### Records from a data source
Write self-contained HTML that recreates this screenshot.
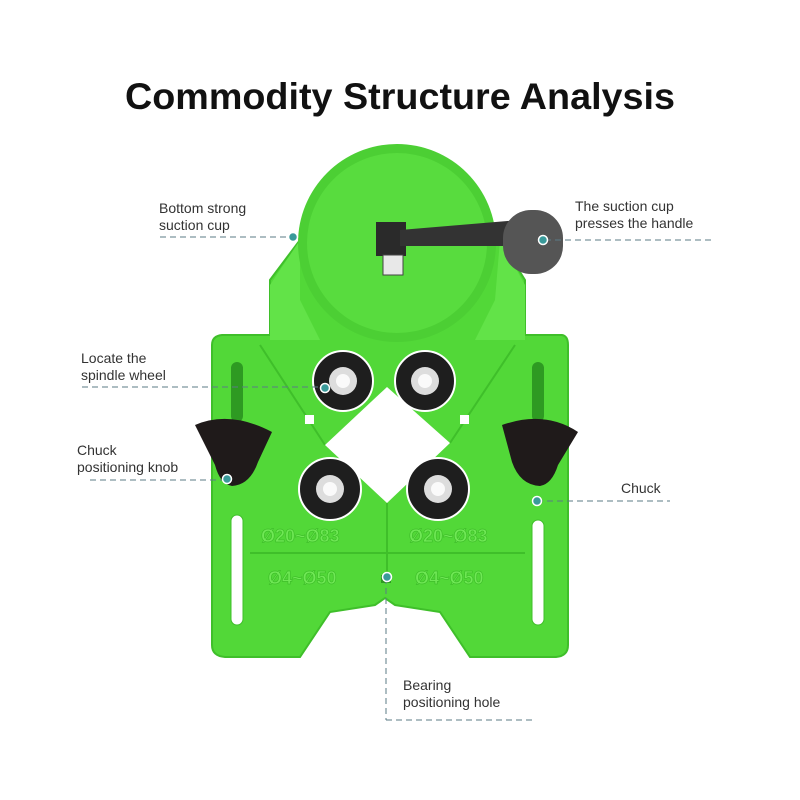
<!DOCTYPE html>
<html><head><meta charset="utf-8"><style>
body{margin:0;background:#fff;}
svg{display:block}
text{font-family:"Liberation Sans",sans-serif}
</style></head><body>
<svg width="800" height="800" viewBox="0 0 800 800">
<rect width="800" height="800" fill="#fff"/>
<text x="400" y="109" text-anchor="middle" font-size="37" font-weight="bold" fill="#111" textLength="550" lengthAdjust="spacingAndGlyphs">Commodity Structure Analysis</text>

<!-- body -->
<path d="M270 280 L300 240 L500 240 L525 280 L525 335 L562 335 Q568 336 568 345 L568 645 Q568 656 556 657 L470 657 L440 612 L395 605 L385 598 L375 605 L330 612 L300 657 L225 657 Q212 656 212 645 L212 345 Q212 336 222 335 L270 335 Z" fill="#52d838" stroke="#3fbf2a" stroke-width="2"/>
<path d="M300 240 L270 285 L270 340 L320 340 L300 300 Z" fill="#62e348"/>
<path d="M500 240 L525 285 L525 340 L475 340 L495 300 Z" fill="#62e348"/>
<line x1="250" y1="553" x2="525" y2="553" stroke="#3fbf2a" stroke-width="2"/>
<line x1="387" y1="503" x2="387" y2="580" stroke="#3fbf2a" stroke-width="2"/>
<line x1="260" y1="345" x2="325" y2="445" stroke="#3fbf2a" stroke-width="2"/>
<line x1="515" y1="345" x2="450" y2="443" stroke="#3fbf2a" stroke-width="2"/>
<!-- slots -->
<rect x="231" y="362" width="12" height="60" rx="6" fill="#2e9a22"/>
<rect x="231" y="515" width="12" height="110" rx="6" fill="#fff" stroke="#3fbf2a"/>
<rect x="532" y="362" width="12" height="60" rx="6" fill="#2e9a22"/>
<rect x="532" y="520" width="12" height="105" rx="6" fill="#fff" stroke="#3fbf2a"/>
<!-- diamond -->
<path d="M387 387 L450 443 L387 503 L325 445 Z" fill="#fff"/>
<rect x="305" y="415" width="9" height="9" fill="#fff"/>
<rect x="460" y="415" width="9" height="9" fill="#fff"/>
<rect x="381" y="575" width="10" height="8" fill="#2e9a22"/>
<!-- labels on tool -->
<g font-size="18" fill="#6fe855" stroke="#3fbf2a" stroke-width="0.7" font-weight="bold">
<text x="261" y="542">Ø20~Ø83</text><text x="409" y="542">Ø20~Ø83</text>
<text x="268" y="584">Ø4~Ø50</text>
<text x="415" y="584">Ø4~Ø50</text>
</g>
<!-- suction cup -->
<circle cx="397" cy="243" r="99" fill="#4ccf34"/>
<circle cx="397" cy="243" r="90" fill="#58dc3e"/>
<!-- handle -->
<rect x="376" y="222" width="30" height="34" fill="#2a2a2a"/>
<rect x="383" y="255" width="20" height="20" fill="#e8e8e8" stroke="#444"/>
<path d="M400 230 L520 220 L520 246 L400 246 Z" fill="#333"/>
<rect x="503" y="210" width="60" height="64" rx="28" fill="#555"/>
<!-- wheels -->
<g>
<circle cx="343" cy="381" r="30" fill="#1e1e1e" stroke="#fff" stroke-width="2"/><circle cx="343" cy="381" r="14" fill="#ddd"/><circle cx="343" cy="381" r="7" fill="#fafafa"/>
<circle cx="425" cy="381" r="30" fill="#1e1e1e" stroke="#fff" stroke-width="2"/><circle cx="425" cy="381" r="14" fill="#ddd"/><circle cx="425" cy="381" r="7" fill="#fafafa"/>
<circle cx="330" cy="489" r="31" fill="#1e1e1e" stroke="#fff" stroke-width="2"/><circle cx="330" cy="489" r="14" fill="#ddd"/><circle cx="330" cy="489" r="7" fill="#fafafa"/>
<circle cx="438" cy="489" r="31" fill="#1e1e1e" stroke="#fff" stroke-width="2"/><circle cx="438" cy="489" r="14" fill="#ddd"/><circle cx="438" cy="489" r="7" fill="#fafafa"/>
</g>
<!-- knobs -->
<path d="M195 425 Q230 410 272 432 L258 462 Q250 485 232 486 Q220 484 215 465 Z" fill="#1f1a1a"/>
<path d="M578 432 Q545 410 502 425 L512 462 Q520 485 540 486 Q552 484 558 465 Z" fill="#1f1a1a"/>

<!-- callouts -->
<g stroke="#5b7b86" stroke-width="1" stroke-dasharray="6,4" fill="none">
<line x1="160" y1="237" x2="293" y2="237"/>
<line x1="545" y1="240" x2="712" y2="240"/>
<line x1="82" y1="387" x2="325" y2="387"/>
<line x1="90" y1="480" x2="226" y2="480"/>
<line x1="537" y1="501" x2="670" y2="501"/>
<line x1="386" y1="578" x2="386" y2="720"/>
<line x1="386" y1="720" x2="535" y2="720"/>
</g>
<g fill="#3a9a9a" stroke="#fff" stroke-width="1.5">
<circle cx="293" cy="237" r="4.5"/><circle cx="543" cy="240" r="4.5"/>
<circle cx="325" cy="388" r="4.5"/><circle cx="227" cy="479" r="4.5"/>
<circle cx="537" cy="501" r="4.5"/><circle cx="387" cy="577" r="4.5"/>
</g>
<g font-size="14" fill="#333">
<text x="159" y="213">Bottom strong</text><text x="159" y="230">suction cup</text>
<text x="575" y="211">The suction cup</text><text x="575" y="228">presses the handle</text>
<text x="81" y="363">Locate the</text><text x="81" y="380">spindle wheel</text>
<text x="77" y="455">Chuck</text><text x="77" y="472">positioning knob</text>
<text x="621" y="493">Chuck</text>
<text x="403" y="690">Bearing</text><text x="403" y="707">positioning hole</text>
</g>
</svg>
</body></html>
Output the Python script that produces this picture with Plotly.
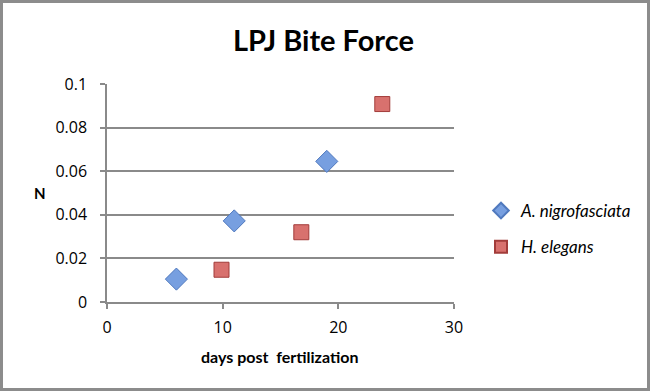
import plotly.graph_objects as go

# Data
a_days = [6, 11, 19]
a_force = [0.0105, 0.0372, 0.0645]
h_days = [9.9, 16.8, 23.8]
h_force = [0.0148, 0.0320, 0.0908]
series_names = ["A. nigrofasciata", "H. elegans"]
x_ticks = [0, 10, 20, 30]
y_ticks = [0, 0.02, 0.04, 0.06, 0.08, 0.1]
y_tick_text = ["0", "0.02", "0.04", "0.06", "0.08", "0.1"]

W, H = 650, 391
ML, MR, MT, MB = 107, 196, 84, 89
PW, PH = W - ML - MR, H - MT - MB
Y0 = H - MB

FONT = "Lato"
TICKFONT = "Open Sans"

fig = go.Figure()
fig.add_trace(go.Scatter(
    x=a_days, y=a_force, mode="markers", name="<i>" + series_names[0] + "</i>",
    legendgroup="a",
    marker=dict(symbol="diamond", size=17, color="#779FE0",
                line=dict(color="#5079BE", width=1)),
))
fig.add_trace(go.Scatter(
    x=h_days, y=h_force, mode="markers", name="<i>" + series_names[1] + "</i>",
    legendgroup="h",
    marker=dict(symbol="square", size=15, color="#D8716E",
                line=dict(color="#A23C3A", width=1)),
))

fig.update_layout(
    width=W, height=H,
    margin=dict(l=ML, r=MR, t=MT, b=MB),
    paper_bgcolor="white", plot_bgcolor="white",
    font=dict(family=FONT, size=15, color="black"),
    showlegend=True,
    legend=dict(x=(481 - ML) / PW, y=(Y0 - 193) / PH, xanchor="left", yanchor="top",
                font=dict(size=17, family=FONT), itemsizing="constant",
                traceorder="grouped", tracegroupgap=11, itemwidth=30,
                bgcolor="rgba(0,0,0,0)"),
    xaxis=dict(range=[0, 30], tickvals=x_ticks, showgrid=False, zeroline=False,
               showline=True, linecolor="#8a8a8a", linewidth=1.5,
               ticks="outside", ticklen=5, tickcolor="#8a8a8a", tickwidth=1.5,
               ticklabelstandoff=5,
               tickfont=dict(size=16, family=TICKFONT)),
    yaxis=dict(range=[0, 0.1], tickvals=y_ticks, ticktext=y_tick_text,
               showgrid=True, gridcolor="#8a8a8a", gridwidth=1.5, zeroline=False,
               showline=True, linecolor="#8a8a8a", linewidth=1.5,
               ticks="outside", ticklen=5, tickcolor="#8a8a8a", tickwidth=1.5,
               ticklabelstandoff=10,
               tickfont=dict(size=16, family=TICKFONT)),
    annotations=[
        dict(text="<b>LPJ Bite Force</b>", xref="paper", yref="paper",
             x=(323 - ML) / PW, y=(Y0 - 39) / PH, xanchor="center", yanchor="middle",
             showarrow=False, font=dict(size=29, family=FONT)),
        dict(text="<b>N</b>", xref="paper", yref="paper",
             x=(40 - ML) / PW, y=(Y0 - 193) / PH, xanchor="center", yanchor="middle",
             showarrow=False, font=dict(size=15, family=FONT)),
        dict(text="<b>days post  fertilization</b>", xref="paper", yref="paper",
             x=(279 - ML) / PW, y=(Y0 - 356) / PH, xanchor="center", yanchor="middle",
             showarrow=False, font=dict(size=16, family=FONT)),
    ],
    shapes=[
        dict(type="rect", xref="paper", yref="paper",
             x0=(1.5 - ML) / PW, x1=(W - 1.5 - ML) / PW,
             y0=(Y0 - (H - 1.5)) / PH, y1=(Y0 - 1.5) / PH,
             line=dict(color="#8c8c8c", width=3), fillcolor="rgba(0,0,0,0)", layer="below"),
    ],
)

fig.write_html("out.html", config={"displayModeBar": False},
               post_script="document.body.style.margin='0';document.body.style.overflow='hidden';")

### The problem
Pick out the lines that have the word "this". Copy them all.

### Task solution
Write self-contained HTML that recreates this screenshot.
Output the Python script that produces this picture with Plotly.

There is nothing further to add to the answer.